Der gefühlte Erfolg von Suchmaschinen basiert z.T. ja auch darauf, dass ich als Anwender gar nicht einschätzen kann, ob das wirklich die guten Suchergebnisse sind, die ich da bekomme. Vielleicht ist auf der 15. Seite der einschlägige Artikel, der alles super zusammenfasst und genau mein Problem beschreibt. Aber ich sehe den nicht, sondern nehme die ersten 3 oder 5 Artikel und arbeite mich mühsam selbst in das Thema ein.
Gerade in Projekten geht es immer ums Verstehen - da sehe ich in absehbarer Zeit keine KI.

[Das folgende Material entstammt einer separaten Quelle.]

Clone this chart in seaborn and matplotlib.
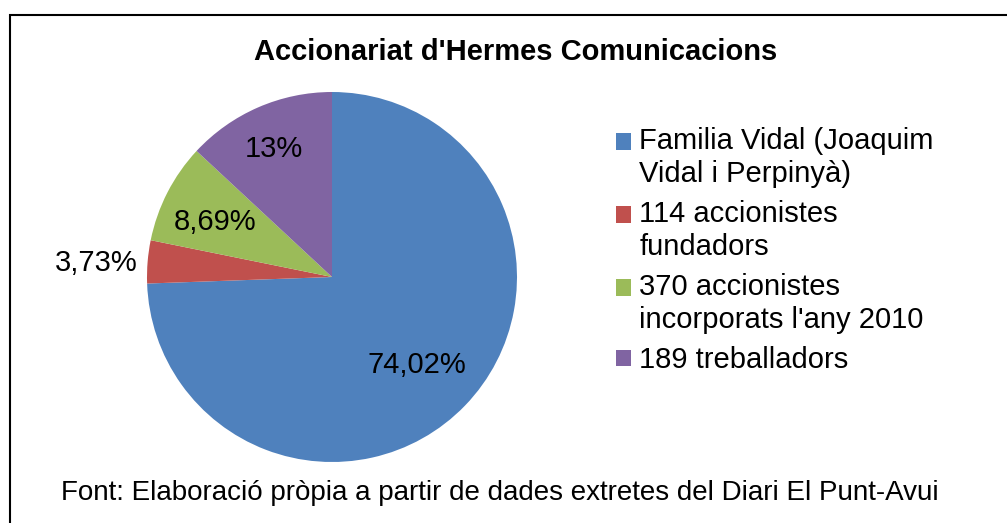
import numpy as np
import matplotlib
matplotlib.use("Agg")
import matplotlib.pyplot as plt
import matplotlib.patches as mpatches
from matplotlib.legend_handler import HandlerPatch
import seaborn as sns

sns.set_theme(style="white")
plt.rcParams['font.family'] = ['Liberation Sans', 'DejaVu Sans']
plt.rcParams['text.color'] = 'black'

# dades
categories = ["Familia Vidal (Joaquim\nVidal i Perpinyà)",
              "114 accionistes\nfundadors",
              "370 accionistes\nincorporats l'any 2010",
              "189 treballadors"]
values = [74.02, 3.73, 8.69, 13.0]
value_labels = ["74,02%", "3,73%", "8,69%", "13%"]
colors = ["#4F81BD", "#C0504D", "#9BBB59", "#8064A2"]
label_dist = [0.64, 1.28, 0.71, 0.79]


# el quadradet de la llegenda alineat amb la primera línia
class TopPatch(HandlerPatch):
    def __init__(self, shift=0, **kw):
        super().__init__(**kw)
        self.shift = shift

    def create_artists(self, legend, orig_handle, xdescent, ydescent,
                       width, height, fontsize, trans):
        arts = super().create_artists(legend, orig_handle, xdescent, ydescent,
                                      width, height, fontsize, trans)
        for a in arts:
            a.set_y(a.get_y() + self.shift)
        return arts


fig = plt.figure(figsize=(10.07, 5.23), dpi=100)
W, H = 1007, 523
cx, cy, r = 332, 277, 185
ax = fig.add_axes([(cx - r) / W, (H - cy - r) / H, 2 * r / W, 2 * r / H])

wedges, _ = ax.pie(values, colors=colors, startangle=90, counterclock=False,
                   radius=1, wedgeprops=dict(linewidth=0))
ax.set_xlim(-1, 1)
ax.set_ylim(-1, 1)
ax.set_aspect('equal')
ax.axis('off')

for w, lab, d in zip(wedges, value_labels, label_dist):
    ang = np.deg2rad((w.theta1 + w.theta2) / 2)
    ax.text(d * np.cos(ang), d * np.sin(ang) - 0.03, lab, ha='center', va='center',
            fontsize=21, color='black', clip_on=False)

# llegenda
handles = [mpatches.Patch(facecolor=c, edgecolor='none') for c in colors]
hmap = {h: TopPatch(shift=12 if '\n' in lab else 0) for h, lab in zip(handles, categories)}
leg = fig.legend(handles, categories, loc='upper left',
                 bbox_to_anchor=(616 / W, 1 - 127 / H), handler_map=hmap,
                 frameon=False, fontsize=21, handlelength=0.5, handleheight=0.5,
                 handletextpad=0.3, labelspacing=0.42, borderaxespad=0, borderpad=0)
for t in leg.get_texts():
    t.set_linespacing(1.22)
    t.set_color('black')

fig.text(516 / W, 1 - 52 / H, "Accionariat d'Hermes Comunicacions", ha='center',
         va='center', fontsize=21, fontweight='bold')
fig.text(500 / W, 1 - 493 / H,
         "Font: Elaboració pròpia a partir de dades extretes del Diari El Punt-Avui",
         ha='center', va='center', fontsize=20)

# marc
fig.patches.append(mpatches.Rectangle((10 / W, -0.1), 1.2, 0.1 + (H - 15) / H,
                                      transform=fig.transFigure, fill=False,
                                      edgecolor='black', linewidth=1.5, clip_on=False))

fig.savefig("out.png", dpi=100)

KI ist gerade im Hype-Zyklus. Es wird sich normalisieren, die Ernüchterung setzt bereits ein. (In wirklich selbstfahrenden Autos sitzt noch niemand. Wir sind immer noch in der Phase Assistenzsysteme und Tesla holt sich gerade erneut eine blutige Nase.) KI wird ihre sinnvollen Anwendungen finden. Vielleicht auch im Projektmanagement aber im aktuellen Zustand mache ich Ihnen nicht viele Hoffnungen, dass einige der genannten Ideen sinnvoll und hilfreich umgesetzt werden können.